* **WHAT NEEDS TO BE DONE**
Set the lines down again exactly, first line through the line that contains "(ou) at (567,268.5)", with no pictures.

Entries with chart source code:
[BEGIN]

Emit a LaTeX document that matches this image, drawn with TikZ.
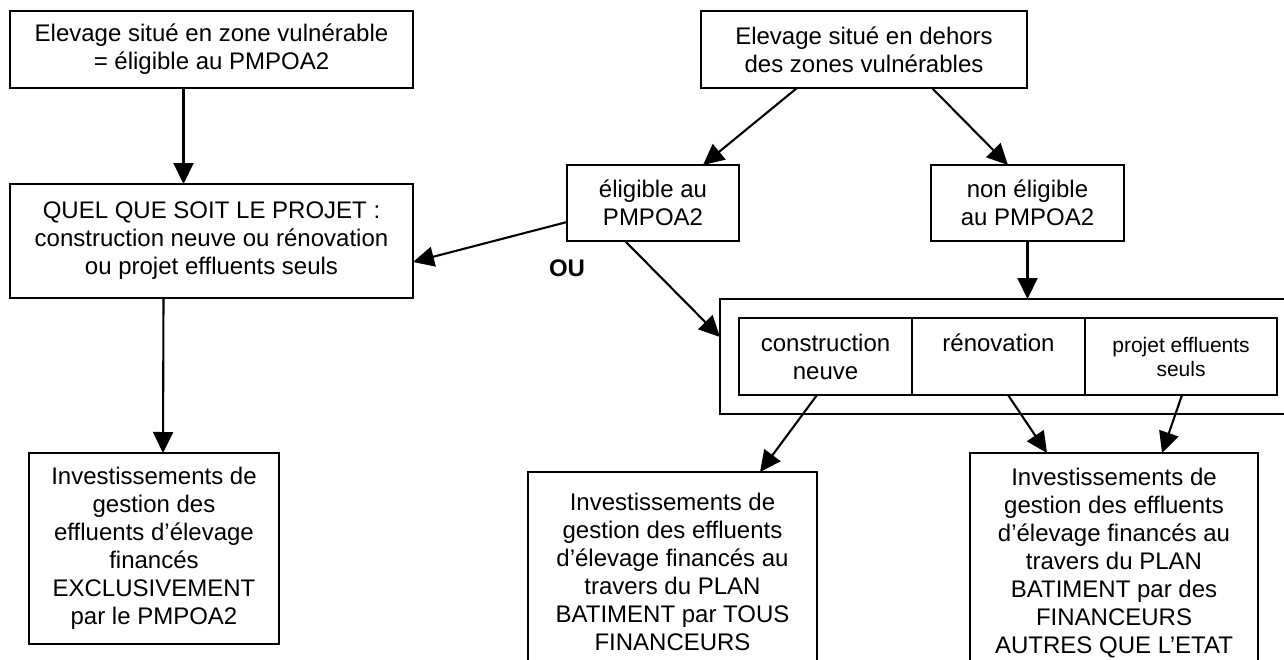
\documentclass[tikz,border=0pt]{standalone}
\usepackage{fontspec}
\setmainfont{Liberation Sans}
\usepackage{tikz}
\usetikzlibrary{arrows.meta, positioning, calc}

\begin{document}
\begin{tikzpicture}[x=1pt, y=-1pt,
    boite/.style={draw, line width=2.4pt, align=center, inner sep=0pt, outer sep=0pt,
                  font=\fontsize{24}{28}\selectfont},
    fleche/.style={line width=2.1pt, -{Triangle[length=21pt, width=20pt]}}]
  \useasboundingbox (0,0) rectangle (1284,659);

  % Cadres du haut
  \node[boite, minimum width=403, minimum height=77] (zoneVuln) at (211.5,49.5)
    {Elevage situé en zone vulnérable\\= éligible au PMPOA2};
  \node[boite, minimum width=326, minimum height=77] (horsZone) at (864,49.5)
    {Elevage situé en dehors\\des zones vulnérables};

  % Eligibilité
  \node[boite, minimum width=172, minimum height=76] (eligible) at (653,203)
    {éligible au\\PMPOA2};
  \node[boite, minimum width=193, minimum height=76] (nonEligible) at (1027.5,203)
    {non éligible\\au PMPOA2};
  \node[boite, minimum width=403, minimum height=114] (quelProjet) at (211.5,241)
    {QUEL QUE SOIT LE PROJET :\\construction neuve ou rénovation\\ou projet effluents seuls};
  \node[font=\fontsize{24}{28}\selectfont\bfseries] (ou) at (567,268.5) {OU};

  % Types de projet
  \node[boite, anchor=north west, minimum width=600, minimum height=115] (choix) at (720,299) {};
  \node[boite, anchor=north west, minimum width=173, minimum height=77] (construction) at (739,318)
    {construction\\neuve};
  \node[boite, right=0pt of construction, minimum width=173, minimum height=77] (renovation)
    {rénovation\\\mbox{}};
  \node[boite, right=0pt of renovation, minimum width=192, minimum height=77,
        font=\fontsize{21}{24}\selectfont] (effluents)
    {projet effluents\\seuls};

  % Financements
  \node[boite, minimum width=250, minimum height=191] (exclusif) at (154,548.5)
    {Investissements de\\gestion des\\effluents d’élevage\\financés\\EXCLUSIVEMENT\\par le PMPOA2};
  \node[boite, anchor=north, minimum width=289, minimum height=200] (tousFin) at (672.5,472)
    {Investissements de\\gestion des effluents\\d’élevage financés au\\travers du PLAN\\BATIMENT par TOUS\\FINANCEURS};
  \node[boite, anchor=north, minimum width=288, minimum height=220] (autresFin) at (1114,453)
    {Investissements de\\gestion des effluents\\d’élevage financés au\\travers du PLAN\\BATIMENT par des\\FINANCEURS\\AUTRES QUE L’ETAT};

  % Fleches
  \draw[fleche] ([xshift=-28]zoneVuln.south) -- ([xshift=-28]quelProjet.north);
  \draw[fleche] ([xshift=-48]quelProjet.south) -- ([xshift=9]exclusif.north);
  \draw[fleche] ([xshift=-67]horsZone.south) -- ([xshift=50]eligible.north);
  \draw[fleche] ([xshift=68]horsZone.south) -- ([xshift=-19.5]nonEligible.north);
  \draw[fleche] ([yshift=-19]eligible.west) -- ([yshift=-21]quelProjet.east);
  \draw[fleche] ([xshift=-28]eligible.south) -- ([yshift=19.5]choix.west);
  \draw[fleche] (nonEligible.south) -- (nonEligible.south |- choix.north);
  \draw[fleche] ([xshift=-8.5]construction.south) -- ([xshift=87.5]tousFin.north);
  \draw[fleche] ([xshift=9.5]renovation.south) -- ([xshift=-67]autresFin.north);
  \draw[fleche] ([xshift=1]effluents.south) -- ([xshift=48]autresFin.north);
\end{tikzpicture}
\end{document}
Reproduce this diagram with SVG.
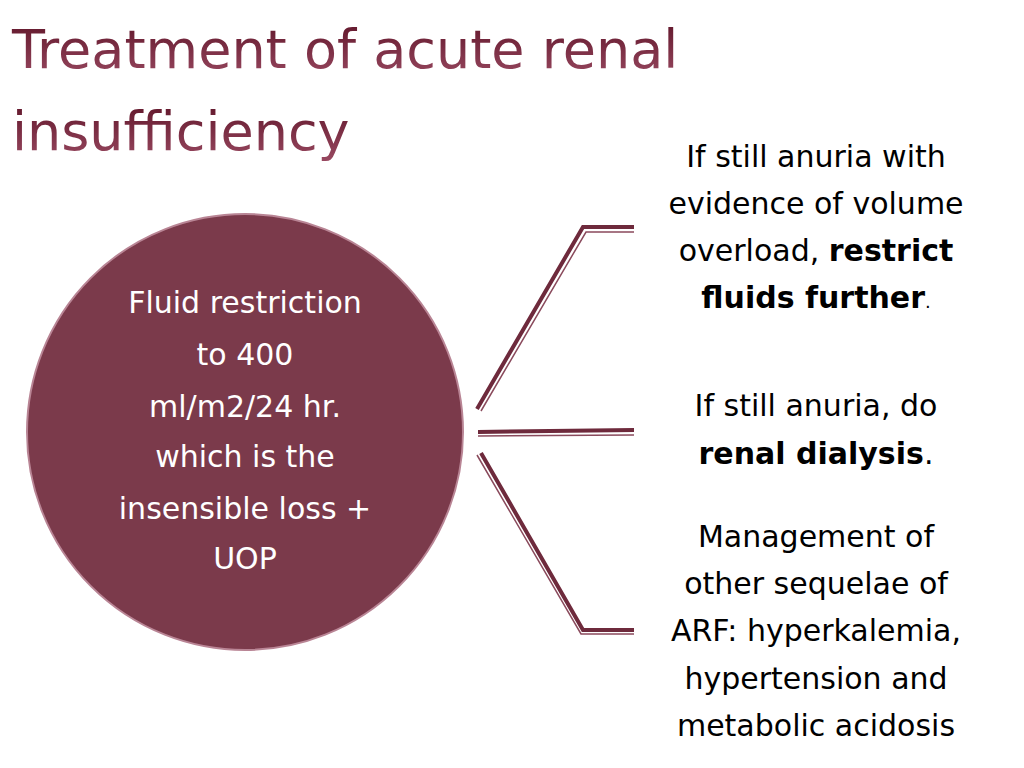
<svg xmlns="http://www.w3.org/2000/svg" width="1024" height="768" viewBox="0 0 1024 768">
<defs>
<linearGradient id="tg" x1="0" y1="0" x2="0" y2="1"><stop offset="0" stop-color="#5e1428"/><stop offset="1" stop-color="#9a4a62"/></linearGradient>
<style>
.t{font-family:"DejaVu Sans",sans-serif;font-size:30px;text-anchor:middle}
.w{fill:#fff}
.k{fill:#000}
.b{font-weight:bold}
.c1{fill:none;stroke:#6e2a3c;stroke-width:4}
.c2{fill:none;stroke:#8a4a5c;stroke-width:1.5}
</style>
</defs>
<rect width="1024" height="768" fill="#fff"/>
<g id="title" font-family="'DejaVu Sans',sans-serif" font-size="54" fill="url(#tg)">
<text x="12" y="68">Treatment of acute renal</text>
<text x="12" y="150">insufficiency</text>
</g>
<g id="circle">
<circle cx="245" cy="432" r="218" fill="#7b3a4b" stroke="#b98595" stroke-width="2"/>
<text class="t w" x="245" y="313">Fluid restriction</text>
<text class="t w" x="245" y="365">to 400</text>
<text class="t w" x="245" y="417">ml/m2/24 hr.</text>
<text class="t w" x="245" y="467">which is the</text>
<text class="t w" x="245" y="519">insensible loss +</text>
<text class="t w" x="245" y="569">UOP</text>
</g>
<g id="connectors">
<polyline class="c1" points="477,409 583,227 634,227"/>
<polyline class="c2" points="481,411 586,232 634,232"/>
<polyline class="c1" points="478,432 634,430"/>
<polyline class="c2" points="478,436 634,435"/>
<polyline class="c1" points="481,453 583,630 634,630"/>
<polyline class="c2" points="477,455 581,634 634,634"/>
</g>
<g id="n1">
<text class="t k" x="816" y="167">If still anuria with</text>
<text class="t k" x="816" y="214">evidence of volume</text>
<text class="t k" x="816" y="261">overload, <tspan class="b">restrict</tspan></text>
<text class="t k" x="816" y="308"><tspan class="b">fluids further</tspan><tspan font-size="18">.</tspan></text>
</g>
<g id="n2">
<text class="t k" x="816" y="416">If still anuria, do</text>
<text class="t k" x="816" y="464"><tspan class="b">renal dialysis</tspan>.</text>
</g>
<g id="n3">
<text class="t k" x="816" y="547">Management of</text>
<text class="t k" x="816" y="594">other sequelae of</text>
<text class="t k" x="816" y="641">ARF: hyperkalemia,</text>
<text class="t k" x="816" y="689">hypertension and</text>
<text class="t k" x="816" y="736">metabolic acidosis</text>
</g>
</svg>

[END]

* **TASK OUTPUT**
Emit a LaTeX document that matches this image, drawn with TikZ.
\documentclass[tikz,border=0pt]{standalone}
\usepackage{fontspec}
\setmainfont{Liberation Sans}
\usepackage{tikz}
\usetikzlibrary{arrows.meta, positioning, calc}

\begin{document}
\begin{tikzpicture}[x=1pt, y=-1pt,
    boite/.style={draw, line width=2.4pt, align=center, inner sep=0pt, outer sep=0pt,
                  font=\fontsize{24}{28}\selectfont},
    fleche/.style={line width=2.1pt, -{Triangle[length=21pt, width=20pt]}}]
  \useasboundingbox (0,0) rectangle (1284,659);

  % Cadres du haut
  \node[boite, minimum width=403, minimum height=77] (zoneVuln) at (211.5,49.5)
    {Elevage situé en zone vulnérable\\= éligible au PMPOA2};
  \node[boite, minimum width=326, minimum height=77] (horsZone) at (864,49.5)
    {Elevage situé en dehors\\des zones vulnérables};

  % Eligibilité
  \node[boite, minimum width=172, minimum height=76] (eligible) at (653,203)
    {éligible au\\PMPOA2};
  \node[boite, minimum width=193, minimum height=76] (nonEligible) at (1027.5,203)
    {non éligible\\au PMPOA2};
  \node[boite, minimum width=403, minimum height=114] (quelProjet) at (211.5,241)
    {QUEL QUE SOIT LE PROJET :\\construction neuve ou rénovation\\ou projet effluents seuls};
  \node[font=\fontsize{24}{28}\selectfont\bfseries] (ou) at (567,268.5) {OU};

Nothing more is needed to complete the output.